Title: A mathematical model for the determination of total area under glucose tolerance and other metabolic curves.
Abstract: In Tai’s Model, the total area under a curve is computed by dividing the area under the curve between two designated values on the Xaxis (abscissas) into small segments (rectangles and triangles) whose areas can be accurately calculated from their respective geometrical formulas. The total sum of these individual areas thus represents the total area under the curve. Validity of the model is established by comparing total areas obtained from this model to these same areas obtained from graphic method (less than +/ 0.4%). Other formulas widely applied by researchers under or overestimated total area under a metabolic curve by a great margin.
There are so many things wrong with this picture, I don’t even know where to begin…

Of course, any firstyear calculus student will recognize this as simply the trapezoidal rule, which has been known for hundreds of years.

The author named the formula after herself, which makes the situation even more amusing.

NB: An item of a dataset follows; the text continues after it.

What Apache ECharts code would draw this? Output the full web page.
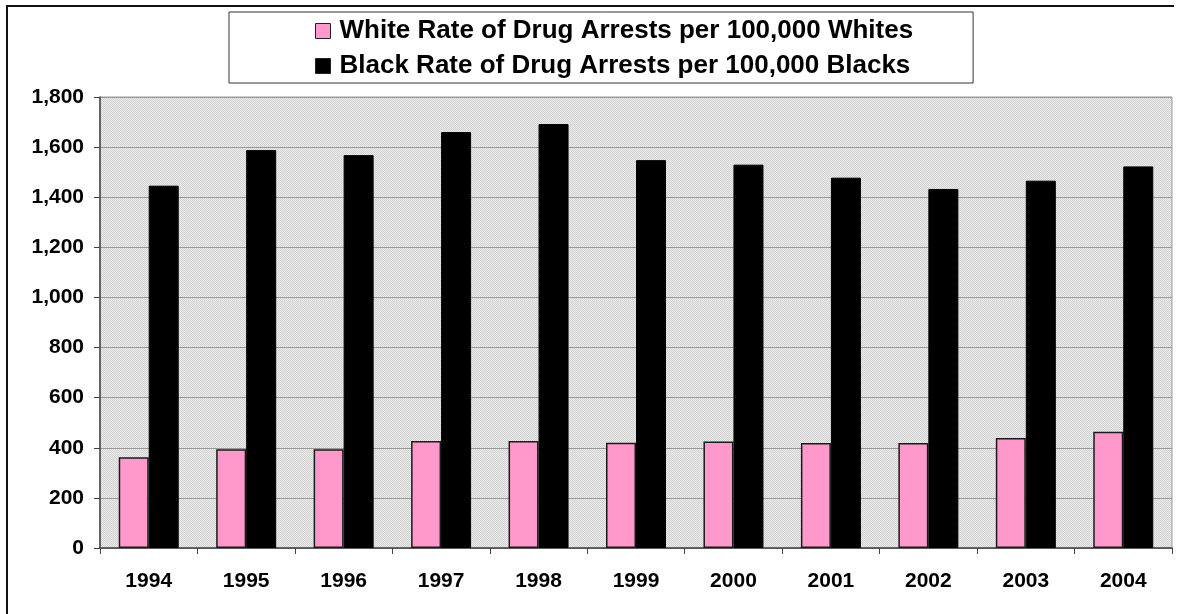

What do metabolic curves have to do with anything??? Surely the author recognized that “Tai’s Model” can used to approximate any integral. It’s strange to develop a general mathematical formula only to apply it to one very niche problem and publish it in a nutrition journal.

It has 287 citations according to Google Scholar. Has nobody taken a calculus course?!

“The validation of the formula by means of comparison with a ‘true value’ is useless and contains several fallacies. First, because of the geometrical interpretation of the trapezoidal rule, it is clear that the expression tends towards the true area under the curve (AUC) if the number of considered curve points increases. Hence, the adequacy of the trapezoidal rule is dependent on the number of curve points and cannot be investigated by a few examples. Second, the AUC value measured graphically by counting the numbers of small units under the curve is not the true AUC value. Thus, for comparison, not the true but another approximation was used.”
Ralf Bender, PhD. 
“Tai stated that her ‘standard (true value)… is obtained by plotting the curve on graph paper and counting number of small units under the curve’ (p. 153). By definition, the sum of the areas of the small units, which she erroneously refers to as the ‘true value’, should be exactly the area found by the trapezoidal rule. The formula should have been 100% accurate because she defined truth to be exactly the sum of the area of the graph paper trapezoids.”
Jane H. Monaco, MS, and Randy L. Anderson, PhD.
In light of this, I’m proposing Yu’s Model  an extension of Tai’s model that works for multivariate functions. It works by summing the volumes of hyperrectangles under the curve.